--- begin ---

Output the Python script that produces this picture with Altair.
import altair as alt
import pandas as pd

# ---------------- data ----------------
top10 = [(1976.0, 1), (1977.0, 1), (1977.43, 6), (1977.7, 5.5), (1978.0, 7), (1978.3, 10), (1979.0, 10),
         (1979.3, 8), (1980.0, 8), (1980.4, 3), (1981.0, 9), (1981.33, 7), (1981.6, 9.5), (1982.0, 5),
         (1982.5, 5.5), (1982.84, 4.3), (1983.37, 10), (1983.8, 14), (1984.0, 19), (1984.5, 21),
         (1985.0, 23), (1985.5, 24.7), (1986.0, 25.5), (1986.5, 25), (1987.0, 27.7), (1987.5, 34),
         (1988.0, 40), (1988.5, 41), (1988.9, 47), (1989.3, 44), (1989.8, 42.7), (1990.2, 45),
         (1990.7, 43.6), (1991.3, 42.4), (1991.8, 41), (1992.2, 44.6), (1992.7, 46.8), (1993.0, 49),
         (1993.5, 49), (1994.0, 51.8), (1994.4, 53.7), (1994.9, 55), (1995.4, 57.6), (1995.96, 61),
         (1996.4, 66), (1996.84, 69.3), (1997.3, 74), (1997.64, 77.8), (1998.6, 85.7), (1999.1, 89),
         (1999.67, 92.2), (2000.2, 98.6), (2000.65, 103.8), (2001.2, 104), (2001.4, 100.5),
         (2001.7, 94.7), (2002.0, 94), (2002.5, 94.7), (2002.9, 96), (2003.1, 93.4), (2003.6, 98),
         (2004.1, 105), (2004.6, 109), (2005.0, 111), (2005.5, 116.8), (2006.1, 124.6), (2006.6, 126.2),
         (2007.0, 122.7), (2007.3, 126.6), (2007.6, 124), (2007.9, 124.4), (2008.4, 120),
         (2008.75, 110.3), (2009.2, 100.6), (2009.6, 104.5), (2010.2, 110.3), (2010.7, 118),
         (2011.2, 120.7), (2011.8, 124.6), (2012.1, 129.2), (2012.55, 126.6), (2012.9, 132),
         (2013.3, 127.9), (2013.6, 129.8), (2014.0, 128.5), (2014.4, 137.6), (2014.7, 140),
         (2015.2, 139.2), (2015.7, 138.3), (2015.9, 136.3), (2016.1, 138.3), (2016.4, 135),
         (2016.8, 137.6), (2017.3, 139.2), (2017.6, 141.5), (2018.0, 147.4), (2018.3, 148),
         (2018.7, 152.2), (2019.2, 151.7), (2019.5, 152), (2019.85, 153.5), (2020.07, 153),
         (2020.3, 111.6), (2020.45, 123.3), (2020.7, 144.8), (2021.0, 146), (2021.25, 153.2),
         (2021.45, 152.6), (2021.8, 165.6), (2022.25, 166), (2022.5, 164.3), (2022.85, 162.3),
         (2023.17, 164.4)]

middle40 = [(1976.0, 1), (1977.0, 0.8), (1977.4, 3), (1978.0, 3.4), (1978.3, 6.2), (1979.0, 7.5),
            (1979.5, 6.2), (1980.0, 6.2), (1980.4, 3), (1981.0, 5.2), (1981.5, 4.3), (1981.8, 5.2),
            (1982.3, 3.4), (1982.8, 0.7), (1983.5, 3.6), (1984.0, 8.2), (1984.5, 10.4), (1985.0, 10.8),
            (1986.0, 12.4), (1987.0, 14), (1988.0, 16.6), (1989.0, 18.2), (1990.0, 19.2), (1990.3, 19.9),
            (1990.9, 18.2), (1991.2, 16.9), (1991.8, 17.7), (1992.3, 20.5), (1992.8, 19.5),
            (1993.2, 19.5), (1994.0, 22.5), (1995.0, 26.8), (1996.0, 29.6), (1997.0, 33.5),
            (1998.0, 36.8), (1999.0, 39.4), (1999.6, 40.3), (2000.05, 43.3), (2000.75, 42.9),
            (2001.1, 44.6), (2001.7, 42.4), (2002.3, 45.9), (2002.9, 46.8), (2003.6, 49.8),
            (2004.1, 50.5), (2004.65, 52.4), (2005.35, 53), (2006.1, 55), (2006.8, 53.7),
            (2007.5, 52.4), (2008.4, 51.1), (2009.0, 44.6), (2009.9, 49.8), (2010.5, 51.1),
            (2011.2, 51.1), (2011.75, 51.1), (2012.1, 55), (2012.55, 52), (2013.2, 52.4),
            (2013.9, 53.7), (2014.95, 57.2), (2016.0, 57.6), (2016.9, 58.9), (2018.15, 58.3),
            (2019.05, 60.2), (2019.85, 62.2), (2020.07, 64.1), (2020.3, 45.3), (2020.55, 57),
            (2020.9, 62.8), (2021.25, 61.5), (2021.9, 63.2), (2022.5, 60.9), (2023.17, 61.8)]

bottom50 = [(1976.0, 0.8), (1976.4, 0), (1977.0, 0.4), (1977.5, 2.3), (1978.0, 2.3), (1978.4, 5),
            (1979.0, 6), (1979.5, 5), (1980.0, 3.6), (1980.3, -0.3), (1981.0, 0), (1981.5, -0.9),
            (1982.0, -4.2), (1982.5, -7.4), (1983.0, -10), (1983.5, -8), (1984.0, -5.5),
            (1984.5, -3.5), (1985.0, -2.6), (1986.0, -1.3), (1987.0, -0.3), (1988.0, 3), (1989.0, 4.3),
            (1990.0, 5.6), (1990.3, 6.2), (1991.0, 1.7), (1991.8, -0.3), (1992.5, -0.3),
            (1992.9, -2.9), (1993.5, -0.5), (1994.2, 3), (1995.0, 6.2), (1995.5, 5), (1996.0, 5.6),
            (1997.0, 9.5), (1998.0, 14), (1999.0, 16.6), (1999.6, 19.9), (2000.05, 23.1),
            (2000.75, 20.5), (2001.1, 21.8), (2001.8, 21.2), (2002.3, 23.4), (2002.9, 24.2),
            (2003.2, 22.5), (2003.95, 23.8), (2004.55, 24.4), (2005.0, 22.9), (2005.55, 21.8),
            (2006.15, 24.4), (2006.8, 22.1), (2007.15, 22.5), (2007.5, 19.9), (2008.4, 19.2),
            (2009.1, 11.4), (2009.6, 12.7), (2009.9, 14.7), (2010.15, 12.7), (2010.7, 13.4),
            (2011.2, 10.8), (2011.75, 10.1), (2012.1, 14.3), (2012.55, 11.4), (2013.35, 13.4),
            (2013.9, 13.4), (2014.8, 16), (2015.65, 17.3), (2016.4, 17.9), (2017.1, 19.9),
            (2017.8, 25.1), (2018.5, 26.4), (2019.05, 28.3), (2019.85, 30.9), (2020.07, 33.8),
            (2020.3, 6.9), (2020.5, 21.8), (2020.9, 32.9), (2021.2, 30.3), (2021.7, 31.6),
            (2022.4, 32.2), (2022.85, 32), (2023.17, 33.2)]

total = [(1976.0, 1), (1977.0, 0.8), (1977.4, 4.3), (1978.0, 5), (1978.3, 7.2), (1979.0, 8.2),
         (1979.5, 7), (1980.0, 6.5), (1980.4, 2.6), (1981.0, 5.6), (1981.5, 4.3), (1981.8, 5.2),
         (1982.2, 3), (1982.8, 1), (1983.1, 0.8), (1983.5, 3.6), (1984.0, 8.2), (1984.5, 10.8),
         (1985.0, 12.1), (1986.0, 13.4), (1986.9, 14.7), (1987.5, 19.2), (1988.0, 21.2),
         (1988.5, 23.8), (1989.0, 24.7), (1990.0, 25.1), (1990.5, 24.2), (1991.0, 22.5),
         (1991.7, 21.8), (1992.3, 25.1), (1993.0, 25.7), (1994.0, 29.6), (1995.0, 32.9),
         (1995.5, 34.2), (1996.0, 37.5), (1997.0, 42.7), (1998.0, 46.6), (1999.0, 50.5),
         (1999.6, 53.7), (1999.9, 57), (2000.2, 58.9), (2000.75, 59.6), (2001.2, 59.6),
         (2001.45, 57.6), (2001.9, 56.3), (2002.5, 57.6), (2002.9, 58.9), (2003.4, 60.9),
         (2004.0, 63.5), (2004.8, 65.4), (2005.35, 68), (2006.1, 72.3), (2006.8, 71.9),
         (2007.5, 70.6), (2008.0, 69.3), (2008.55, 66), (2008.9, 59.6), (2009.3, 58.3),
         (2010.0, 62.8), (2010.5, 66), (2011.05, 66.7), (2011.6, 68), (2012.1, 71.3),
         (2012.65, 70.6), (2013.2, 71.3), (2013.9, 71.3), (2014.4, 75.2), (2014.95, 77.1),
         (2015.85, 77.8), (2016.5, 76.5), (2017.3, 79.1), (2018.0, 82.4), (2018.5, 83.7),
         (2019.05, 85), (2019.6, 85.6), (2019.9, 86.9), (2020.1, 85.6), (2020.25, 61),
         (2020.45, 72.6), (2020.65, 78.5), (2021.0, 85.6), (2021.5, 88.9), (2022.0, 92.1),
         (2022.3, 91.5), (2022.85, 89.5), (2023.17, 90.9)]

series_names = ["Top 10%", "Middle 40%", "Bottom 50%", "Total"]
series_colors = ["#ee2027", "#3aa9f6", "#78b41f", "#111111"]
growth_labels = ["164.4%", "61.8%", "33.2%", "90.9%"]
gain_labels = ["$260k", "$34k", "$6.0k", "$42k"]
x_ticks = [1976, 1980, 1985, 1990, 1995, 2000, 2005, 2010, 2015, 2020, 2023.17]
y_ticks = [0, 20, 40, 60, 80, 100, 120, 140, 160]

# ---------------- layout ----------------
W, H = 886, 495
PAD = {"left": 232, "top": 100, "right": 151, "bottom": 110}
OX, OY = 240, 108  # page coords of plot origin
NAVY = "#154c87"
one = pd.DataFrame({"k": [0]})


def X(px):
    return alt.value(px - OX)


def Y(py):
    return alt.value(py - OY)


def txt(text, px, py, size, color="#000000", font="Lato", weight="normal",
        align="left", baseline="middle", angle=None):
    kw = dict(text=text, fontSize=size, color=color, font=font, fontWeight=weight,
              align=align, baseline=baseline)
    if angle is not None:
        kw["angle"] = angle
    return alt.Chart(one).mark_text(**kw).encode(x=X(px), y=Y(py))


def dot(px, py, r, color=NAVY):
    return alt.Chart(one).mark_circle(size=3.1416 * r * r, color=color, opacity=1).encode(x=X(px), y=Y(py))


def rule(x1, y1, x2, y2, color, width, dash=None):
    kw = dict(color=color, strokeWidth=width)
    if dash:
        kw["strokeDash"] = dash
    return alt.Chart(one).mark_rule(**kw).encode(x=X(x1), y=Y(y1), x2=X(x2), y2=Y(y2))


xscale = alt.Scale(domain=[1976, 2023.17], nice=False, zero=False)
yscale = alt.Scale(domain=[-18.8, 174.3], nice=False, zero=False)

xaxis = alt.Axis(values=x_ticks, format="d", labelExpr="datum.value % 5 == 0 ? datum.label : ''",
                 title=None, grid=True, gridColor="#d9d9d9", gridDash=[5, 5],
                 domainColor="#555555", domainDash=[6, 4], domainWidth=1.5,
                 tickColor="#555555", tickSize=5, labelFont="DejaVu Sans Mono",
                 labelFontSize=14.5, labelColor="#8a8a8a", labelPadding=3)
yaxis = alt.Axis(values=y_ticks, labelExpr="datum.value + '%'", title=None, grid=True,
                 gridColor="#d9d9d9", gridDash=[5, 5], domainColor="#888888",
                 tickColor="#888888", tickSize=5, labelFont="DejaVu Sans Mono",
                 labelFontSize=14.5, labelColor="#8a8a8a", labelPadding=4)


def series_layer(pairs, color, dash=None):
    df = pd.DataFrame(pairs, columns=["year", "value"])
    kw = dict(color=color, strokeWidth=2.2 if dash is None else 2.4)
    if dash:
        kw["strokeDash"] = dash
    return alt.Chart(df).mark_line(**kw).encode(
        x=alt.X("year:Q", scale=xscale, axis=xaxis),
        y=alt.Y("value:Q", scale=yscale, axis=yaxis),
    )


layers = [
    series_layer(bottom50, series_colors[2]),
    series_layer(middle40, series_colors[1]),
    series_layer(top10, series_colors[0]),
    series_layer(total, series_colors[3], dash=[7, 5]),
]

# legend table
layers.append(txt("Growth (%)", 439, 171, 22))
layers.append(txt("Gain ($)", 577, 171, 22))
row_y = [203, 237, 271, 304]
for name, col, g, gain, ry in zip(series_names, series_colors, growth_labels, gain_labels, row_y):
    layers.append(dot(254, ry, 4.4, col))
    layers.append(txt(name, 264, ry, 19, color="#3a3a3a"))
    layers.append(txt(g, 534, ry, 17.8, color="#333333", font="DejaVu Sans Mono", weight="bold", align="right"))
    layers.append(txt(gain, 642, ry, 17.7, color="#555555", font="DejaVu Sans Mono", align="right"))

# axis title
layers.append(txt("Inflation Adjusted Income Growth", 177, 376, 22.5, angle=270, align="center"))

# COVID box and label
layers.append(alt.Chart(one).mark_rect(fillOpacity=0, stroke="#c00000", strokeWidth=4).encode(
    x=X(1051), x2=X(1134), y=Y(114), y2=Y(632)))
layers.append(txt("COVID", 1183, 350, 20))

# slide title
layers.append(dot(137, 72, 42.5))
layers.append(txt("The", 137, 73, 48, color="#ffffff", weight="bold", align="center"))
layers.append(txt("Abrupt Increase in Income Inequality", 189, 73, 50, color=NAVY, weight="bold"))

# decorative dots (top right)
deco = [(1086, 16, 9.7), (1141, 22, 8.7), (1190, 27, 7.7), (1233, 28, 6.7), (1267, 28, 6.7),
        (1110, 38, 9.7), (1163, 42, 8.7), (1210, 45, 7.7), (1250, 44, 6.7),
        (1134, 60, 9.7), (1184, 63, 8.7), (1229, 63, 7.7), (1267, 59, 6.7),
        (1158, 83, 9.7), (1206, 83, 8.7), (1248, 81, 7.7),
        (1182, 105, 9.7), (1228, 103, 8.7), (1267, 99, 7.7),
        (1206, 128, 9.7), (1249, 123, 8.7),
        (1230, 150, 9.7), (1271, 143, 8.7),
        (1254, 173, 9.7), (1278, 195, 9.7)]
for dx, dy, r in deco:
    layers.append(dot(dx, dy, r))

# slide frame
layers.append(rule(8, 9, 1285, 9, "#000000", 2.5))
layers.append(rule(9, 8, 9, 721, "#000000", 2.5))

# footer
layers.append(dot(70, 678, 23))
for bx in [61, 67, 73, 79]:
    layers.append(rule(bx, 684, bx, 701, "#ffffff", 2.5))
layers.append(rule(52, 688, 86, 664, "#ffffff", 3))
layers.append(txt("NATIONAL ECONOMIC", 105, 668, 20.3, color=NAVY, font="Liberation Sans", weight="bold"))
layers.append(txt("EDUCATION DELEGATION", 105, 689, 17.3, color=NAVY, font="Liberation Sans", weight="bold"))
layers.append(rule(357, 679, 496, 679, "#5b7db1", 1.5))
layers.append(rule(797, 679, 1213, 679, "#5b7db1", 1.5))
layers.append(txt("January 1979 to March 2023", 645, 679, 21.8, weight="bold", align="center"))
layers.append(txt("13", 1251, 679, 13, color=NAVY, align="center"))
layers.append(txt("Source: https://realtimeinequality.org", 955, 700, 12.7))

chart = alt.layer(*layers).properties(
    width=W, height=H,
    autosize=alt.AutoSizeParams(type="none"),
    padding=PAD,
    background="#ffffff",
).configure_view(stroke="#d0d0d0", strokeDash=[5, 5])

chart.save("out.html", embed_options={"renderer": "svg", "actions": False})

--- end ---

__Exercise prompt__: Exactly repeat the lines running from the top of the listing to the line bearing "import pandas as pd", both of those lines included, and only them.

__Output of the task__:
Output the Python script that produces this picture with Altair.
import altair as alt
import pandas as pd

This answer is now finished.